Joanna Hubbard’s enthusiasm for the blockchain platform she is helping to pioneer is evident within minutes of meeting her.

Instead of delivering a thinly disguised sales pitch for a bit of technology, she makes a lucid and engaging argument for a solution that she passionately believes is the key to helping deliver a successful decentralized energy market.

As the co-founder and chief operating officer of UK company Electron, Joanna – or Jo-Jo as she likes to be known – has for two and a half years been delivering the message that blockchain is the missing piece in the 21st century decentralized energy jigsaw.

And it’s a message that has gained considerable traction: since its early days Electron has had the backing of the UK government, Siemens and Japanese energy giant TEPCO, and this year it formed a blockchain consortium comprising Baringa, EDF Energy, Flexitricity, Kiwi Power, Northern Powergrid, Open Energi, Shell, Statkraft and UK Power Networks. Last year Electron was named by the World Economic Forum as one of the top 30 most promising technology pioneers.

Hubbard’s journey into blockchain started when she was working for consulting firm McKinsey in its Digital Strategy Transformation team. She read that ‘blockchain 1.0’ is the transfer of payments with bitcoin, cryptocurrency etc, and ‘blockchain 2.0’ would be the settlement of contractual relationships.
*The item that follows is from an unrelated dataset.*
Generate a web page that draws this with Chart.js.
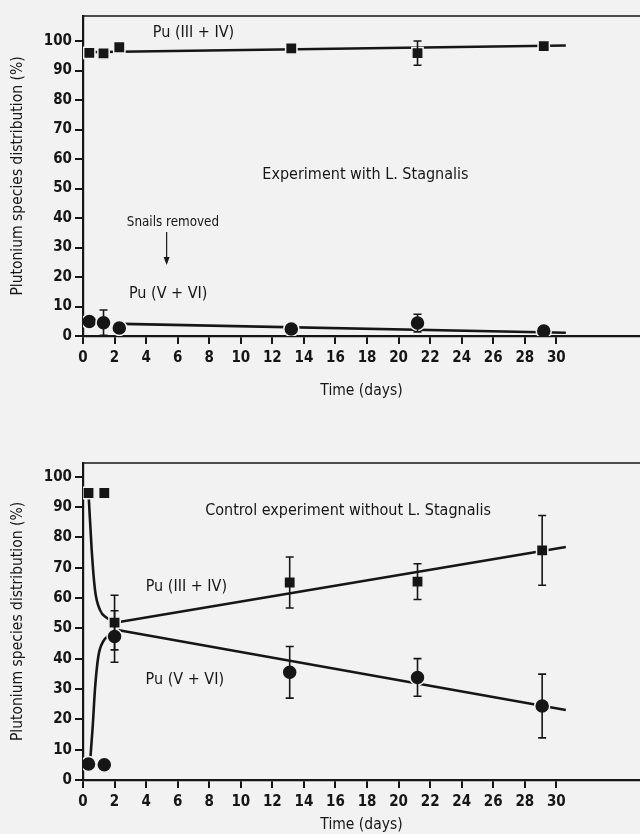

“And I had this moment of ‘Wow, that’s what you need for a decentralizing energy industry’,” she says.

She and her co-founder Paul Ellis worked on the concept, with the help of ex-npower chief Paul Massara as a “mentor and sounding board”, and Electron was born. Massara has since become the company’s chief executive.

Before we get into what blockchain is and does in the digital energy landscape, I ask Hubbard for her definition of what exactly ‘digitalization’ means in an energy sector context.

“Digitalization means a lot of different things to a lot of different people,” she says. “In the 4D energy sector [digitalization, decarbonization, decentralization and democratization], the digitalization of energy refers to the collection of data.